«Вердикт суда едва ли удовлетворит тех, кто хотел бы с помощью этого процесса предъявить тяжкие обвинения своим политическим противникам. Не обрадуются ему и те, кто стремится нагнетать узкопартийные страсти, используя для этого скорбь всего народа. Но зато его сочтут справедливым истинные патриоты Колумбии – не те, которые, тщась выпачкать кровью великого человека знамена политических партий, грозят запятнать бесчестьем и знамя нашей отчизны. Колумбийцы, этот приговор возвращает нам честь и само понятие правосудия, избавляет нас от смутного прошлого и дарует нам мирное будущее».
IX. Форма останков
Не знаю, когда именно начал я отдавать себе отчет в том, что прошлое моей страны представляется мне непостижимой и темной туманностью, истой обителью мрака, как не могу и точно вспомнить тот момент, когда все, представлявшееся мне вполне предсказуемым и внушающим доверие – страна, где я вырос, на языке которой говорил, чьи обычаи знаю, чью историю учил в школе и в университете, чье настоящее я привык толковать, делая вид, что понимаю его – стало превращаться в темную бездну, откуда выскакивают, чуть только зазеваешься, какие-то наводящие ужас создания. Я подумал, что, быть может, по этой самой причине описывают писатели места, где прошли их детство, отрочество и даже ранняя юность. Пишут ведь не о том, что знают и понимают, и уж подавно – не потому, что знают и понимают, а как раз и именно оттого, что отдают себе отчет: их постижение, их разумение – поддельные, это мираж, иллюзия, а потому и книги их ныне и присно – не более чем мастеровитые доказательства растерянности, пространные и многообразные свидетельства смятения. Все, что представлялось мне столь ясным, – думает тогда писатель, – ныне оборачивается двусмысленностями и потаенными намерениями, словно предавший нас друг. И этому озарению – неизменно болезненному, а порой и по-настоящему мучительному – отвечает он единственно доступным ему способом: пишет книгу. Ею он пытается если не ослабить, то оправдать свою растерянность, сократить расстояние между неведомым и тем, что можно постичь, а самое главное – как-то разрешить свой глубочайший разлад с непредсказуемой действительностью. «В споре с другими создается риторика, – заметил Йейтс [61]. – В споре с самим собой – рождается поэзия». А что происходит, когда оба спора идут одновременно, когда схватка с окружающим миром становится отражением или преображением подспудного, но постоянного противостояния с самим собой? И тогда пишется книга – вот как сейчас я пишу – в слепой надежде, что она будет иметь значение еще для кого-то.
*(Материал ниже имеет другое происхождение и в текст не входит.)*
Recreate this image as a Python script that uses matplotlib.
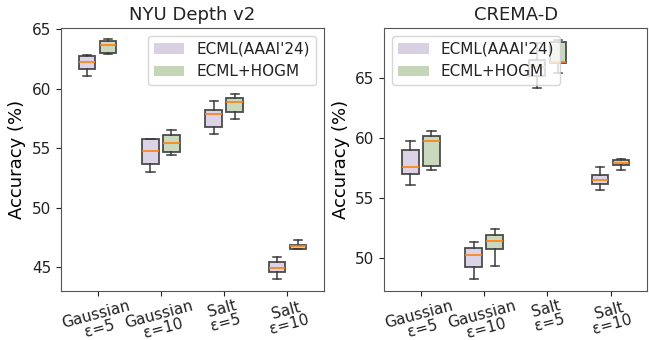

Вполне вероятно, что эти мысли уже бродили в моей голове в тот день, полный нежданных открытий. В последний день февраля, пришедшийся на среду, я приехал к Карбальо в обеденный час, когда, по моим расчетам, эта ночная птица, приняв душ, была уже готова приступить к своим дневным трудам, столь же замысловатым, сколь и однообразным. И оказался прав: Карбальо встретил меня уже одетым, пусть и не столь изысканно и тщательно, как обычно, а в сером просторном свитшоте, знававшем лучшие времена. Казалось, он собрался на утреннюю пробежку, подобно одному из тех стариков, кто, после прединфаркта, пусть с большим опозданием, но исступленно берется за физические упражнения; потому спортивная одежда сидит на них неладно: смотрятся они в ней странно, кажутся чужаками, самозванцами, ряжеными, актерами, играющими ненавистную им роль. Таким вот предстал передо мной в тот день и Карлос Карбальо. То ли внешний его облик заставил меня почувствовать разлитую в воздухе меланхолию, то ли, наоборот, она определила и до известной степени создала его? Я впервые увидел его по-настоящему утомленным и подумал тогда, что работа памяти особенно утомляет нас, даже если мы вспоминаем неведомое нам прошлое (воспоминания о собственном прошлом не просто утомляют, а просто-напросто стачивают, как точит вода камень). И я, придя к Карбальо, подумал, что он так устал от того, что ради моей пользы и просвещения слишком долго и пристально всматривался в прошлое – в потаенное прошлое нашей с ним страны. Когда я опускал свой черный пустой рюкзак на пол, возле холма детективов, и усаживался с видом рассудительного ученика, то и представить себе не мог, что в этот миг начинается самый памятный день из всех, которые нам выпало пережить вместе. Не мог представить себе, что это 28 февраля я проведу очень далеко от 2014 года, что с головой окунусь в другой день, в другой отдаленный год, что буду присутствовать при довольно жутком зрелище того, как человек вспоминает все, что его мучает и терзает, причем не потому, что так хочет, а потому, что ему ничего другого не остается.